Pas de gouvernement populaire possible sans prépondérance de la mentalité jacobine.


Esprit borné, passions fortes, mysticisme intense, incapacité à raisonner juste, sont les principales composantes de l’âme jacobine.


Le jacobin n’est pas un rationaliste, mais un croyant. Loin d’édifier sa croyance sur la raison, il tâche de mouler la raison sur sa croyance.


Au point de vue politique, certains peuples se divisent en jacobins, qui ne comprennent rien aux influences du passé, et en conservateurs, qui n’aperçoivent pas les nécessités du présent.


Une politique de groupe est toujours d’ordre inférieur. Les gouvernements populaires ne peuvent en avoir d’autre.


Si les nécessités économiques ne réfrénaient pas les volontés passionnelles des gouvernements populaires, ils se détruiraient par leurs propres mains.


La première phase d’évolution d’une démocratie triomphante est de détruire les anciennes aristocraties, la seconde d’en créer de nouvelles.


Les crimes des rois sont peu de chose auprès des crimes des peuples.


L’État moderne a hérité aux yeux des multitudes de la puissance mystique attribuée aux rois, lorsqu’ils incarnaient la volonté divine.


Dans les gouvernements populaires, le fantôme de la peur joue un rôle prépondérant. La peur de l’armée, de l’Église, des ouvriers, des fonctionnaires, a dicté depuis vingt ans, la plupart de nos lois.


Dans un gouvernement démocratique dont les ministres changent rapidement, le pouvoir réel appartient aux administrations. Chaque ministre croit les gouverner, il est en réalité gouverné par elles.


Plus un gouvernement s’affaiblit, plus le pouvoir de la caste administrative grandit.


Un peuple tombe vite dans l’anarchie, lorsque la souveraineté passe de la loi à la multitude.

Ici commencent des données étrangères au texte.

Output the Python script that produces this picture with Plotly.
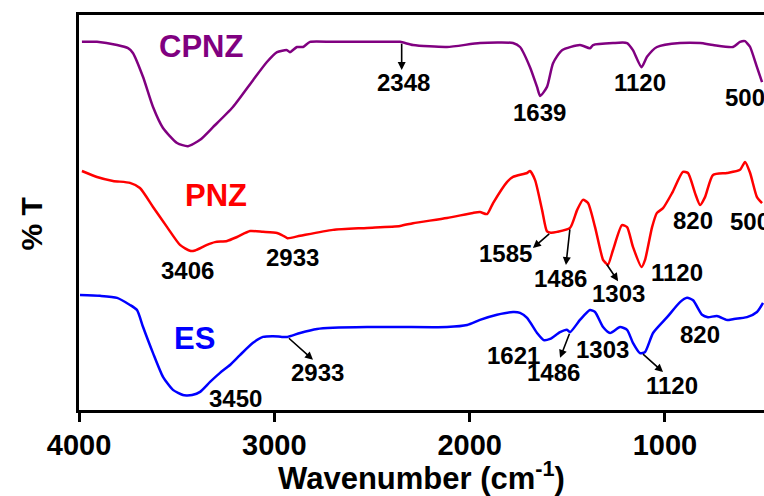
import numpy as np
import plotly.graph_objects as go

# FTIR spectra: wavenumber (cm^-1) and transmittance (arbitrary offset units)
cpnz_wn = [3985, 3908, 3805, 3749, 3724, 3672, 3621, 3570, 3498, 3442, 3380, 3314,
           3212, 3109, 3038, 2986, 2935, 2920, 2884, 2853, 2817, 2700, 2459, 2356,
           2290, 2116, 1947, 1778, 1742, 1691, 1655, 1639, 1604, 1573, 1527, 1435,
           1384, 1368, 1266, 1194, 1164, 1120, 1092, 1041, 923, 820, 754, 652, 616,
           590, 580, 564, 529, 503]
cpnz_t = [93.2, 93.2, 92.4, 91.6, 90.4, 84.3, 76.7, 71.4, 67.6, 66.8, 68.4, 71.6,
          76.7, 83.5, 88.1, 90.6, 91.1, 90.6, 91.9, 91.9, 93.2, 93.2, 93.2, 93.2,
          92.4, 91.9, 92.9, 92.9, 91.9, 86.8, 81.8, 79.5, 81.8, 87.8, 91.1, 92.4,
          91.6, 92.4, 92.9, 92.9, 91.1, 86.8, 89.4, 91.9, 92.9, 92.9, 92.4, 91.9, 93.2,
          93.4, 92.9, 91.9, 86.8, 83.0]

pnz_wn = [3985, 3908, 3826, 3739, 3688, 3621, 3549, 3483, 3432, 3406, 3345, 3304,
          3242, 3191, 3124, 3058, 2986, 2961, 2933, 2868, 2700, 2525, 2356, 2290,
          2116, 1983, 1947, 1911, 1880, 1809, 1778, 1706, 1691, 1665, 1629, 1604,
          1585, 1553, 1486, 1450, 1420, 1394, 1358, 1317, 1303, 1292, 1266, 1220,
          1194, 1164, 1120, 1102, 1066, 1041, 1010, 964, 908, 882, 846, 820, 795,
          754, 682, 616, 590, 564, 529, 503]
pnz_t = [60.5, 59.0, 58.0, 57.5, 56.2, 51.4, 46.3, 41.8, 40.3, 40.4, 41.8, 42.5,
         42.8, 43.8, 45.3, 45.1, 44.8, 44.3, 43.5, 44.1, 45.6, 46.1, 46.6, 47.3,
         48.6, 49.9, 50.1, 49.6, 52.4, 57.7, 59.0, 60.0, 60.5, 58.2, 50.6, 45.2,
         44.9, 45.1, 46.1, 50.6, 53.2, 52.4, 46.3, 38.0, 37.2, 36.7, 40.5, 46.8,
         46.3, 41.3, 36.2, 38.0, 46.3, 49.9, 51.1, 54.9, 60.3, 60.0, 54.9, 51.9, 53.9,
         59.5, 60.0, 60.8, 62.8, 60.0, 53.9, 52.4]

es_wn = [3995, 3892, 3805, 3739, 3703, 3672, 3621, 3570, 3519, 3468, 3450, 3421,
         3380, 3329, 3278, 3227, 3176, 3109, 3058, 3007, 2961, 2933, 2868, 2781,
         2700, 2525, 2356, 2116, 2013, 1947, 1860, 1778, 1742, 1706, 1655, 1621,
         1588, 1537, 1502, 1486, 1435, 1384, 1358, 1317, 1281, 1230, 1194, 1164,
         1128, 1102, 1061, 989, 923, 887, 856, 810, 780, 734, 682, 652, 580, 529, 498]
es_t = [29.1, 28.9, 28.4, 26.6, 25.3, 21.0, 14.4, 8.4, 5.1, 3.8, 3.7, 3.8,
        4.6, 7.1, 9.4, 11.4, 13.9, 17.0, 18.5, 18.7, 18.5, 18.5, 19.5, 20.5,
        20.8, 21.0, 21.0, 21.0, 21.5, 22.8, 24.1, 24.8, 24.6, 23.3, 19.5, 17.7,
        18.0, 19.7, 20.3, 19.7, 22.8, 25.3, 24.8, 21.0, 19.5, 21.0, 20.3, 17.0,
        14.4, 14.7, 19.5, 23.5, 27.3, 28.4, 27.8, 24.1, 23.5, 23.8, 22.8, 23.0, 23.5, 24.8, 27.1]

series_names = ["CPNZ", "PNZ", "ES"]
series_colors = ["#800080", "#FF0000", "#0000FF"]

# Band labels: (text, label wn, label T, arrow head (wn, T) or None)
cpnz_bands = [("2348", 2341, 83.0, (2348, 86.1)),
              ("1639", 1640, 75.2, None),
              ("1120", 1128, 83.0, None)]
pnz_bands = [("3406", 3442, 35.4, None),
             ("2933", 2909, 38.7, None),
             ("1585", 1814, 39.7, (1676, 41.0)),
             ("1486", 1537, 33.4, (1507, 36.7)),
             ("1303", 1240, 29.6, (1240, 32.6)),
             ("1120", 938, 34.9, None),
             ("820", 856, 48.1, None)]
es_bands = [("3450", 3201, 3.0, None),
            ("2933", 2781, 9.6, (2802, 12.7)),
            ("1621", 1778, 13.9, None),
            ("1486", 1573, 9.6, (1537, 13.2)),
            ("1303", 1322, 15.2, None),
            ("1120", 964, 6.3, (1010, 9.6)),
            ("820", 820, 19.0, None)]

FONT = "Arial, Liberation Sans, sans-serif"
LABEL_FONT = dict(family=FONT, size=24, color="black", weight="bold")

fig = go.Figure()
for name, wn, t, col in zip(series_names, [cpnz_wn, pnz_wn, es_wn],
                            [cpnz_t, pnz_t, es_t], series_colors):
    fig.add_trace(go.Scatter(x=wn, y=t, mode="lines", name=name,
                             line=dict(color=col, width=2.5, shape="spline", smoothing=0.6),
                             showlegend=False))

annotations = []


def add_bands(bands, wn, t):
    order = np.argsort(wn)
    xs = np.array(wn)[order]
    ys = np.array(t)[order]
    for text, lx, ly, arrow in bands:
        annotations.append(dict(x=lx, y=ly, text=text, showarrow=False, font=LABEL_FONT))
        if arrow is not None:
            band = float(text)
            tail_y = float(np.interp(band, xs, ys))
            annotations.append(dict(x=arrow[0], y=arrow[1], ax=band, ay=tail_y,
                                    axref="x", ayref="y", text="", showarrow=True,
                                    arrowhead=2, arrowsize=1, arrowwidth=1.6,
                                    arrowcolor="black"))


add_bands(cpnz_bands, cpnz_wn, cpnz_t)
add_bands(pnz_bands, pnz_wn, pnz_t)
add_bands(es_bands, es_wn, es_t)

# 500 cm^-1 labels run off the right edge
annotations.append(dict(x=703, y=79.0, text="500", showarrow=False, xanchor="left",
                        font=LABEL_FONT))
annotations.append(dict(x=677, y=47.6, text="500", showarrow=False, xanchor="left",
                        font=LABEL_FONT))

# Sample names
for name, col, lx, ly in zip(series_names, series_colors, [3375, 3299, 3411], [91.9, 54.2, 18.2]):
    annotations.append(dict(x=lx, y=ly, text=name, showarrow=False,
                            font=dict(family=FONT, size=31, color=col, weight="bold")))

# Y-axis title
annotations.append(dict(xref="paper", yref="paper", x=-0.07, y=0.47, text="% T",
                        textangle=-90, showarrow=False, xanchor="center", yanchor="middle",
                        font=dict(family=FONT, size=30, color="black", weight="bold")))

fig.update_layout(
    width=764, height=496,
    margin=dict(l=79, r=0, t=15, b=86),
    plot_bgcolor="white", paper_bgcolor="white",
    annotations=annotations,
    xaxis=dict(range=[4000, 493], tickvals=[4000, 3000, 2000, 1000],
               ticks="outside", ticklen=9, tickwidth=2.5, tickcolor="black",
               ticklabelstandoff=-2,
               showline=True, linewidth=3, linecolor="black", mirror=True,
               showgrid=False, zeroline=False,
               tickfont=dict(family=FONT, size=29, color="black", weight="bold"),
               title=dict(text="Wavenumber (cm<sup>-1</sup>)", standoff=2,
                          font=dict(family=FONT, size=31, color="black", weight="bold"))),
    yaxis=dict(range=[0, 100], showticklabels=False, ticks="",
               showline=True, linewidth=3, linecolor="black", mirror=False,
               showgrid=False, zeroline=False),
)

fig.write_html("out.html")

L’instabilité des gouvernements populaires limite seule leur tyrannie. Les partis en lutte se succédant rapidement au pouvoir, le despotisme de chacun est forcément éphémère.


Quand les démocraties ne se transforment pas en dictatures militaires, elles finissent par la ploutocratie, forme très oppressive du despotisme.


Le vrai régime politique d’un peuple n’est révélé, ni par sa constitution, ni par ses lois. Il se découvre seulement en recherchant l’étendue respective du rôle de l’État et des citoyens, dans les affaires publiques et privées.


Les gouvernements démocratiques considèrent la fermeture des églises comme moins nuisible que celle des cabarets. Ils découvriront sûrement un jour, que la fermeture des églises est plus dangereuse.


Un peuple qui réclame sans cesse l’égalité est bien près d’accepter la servitude.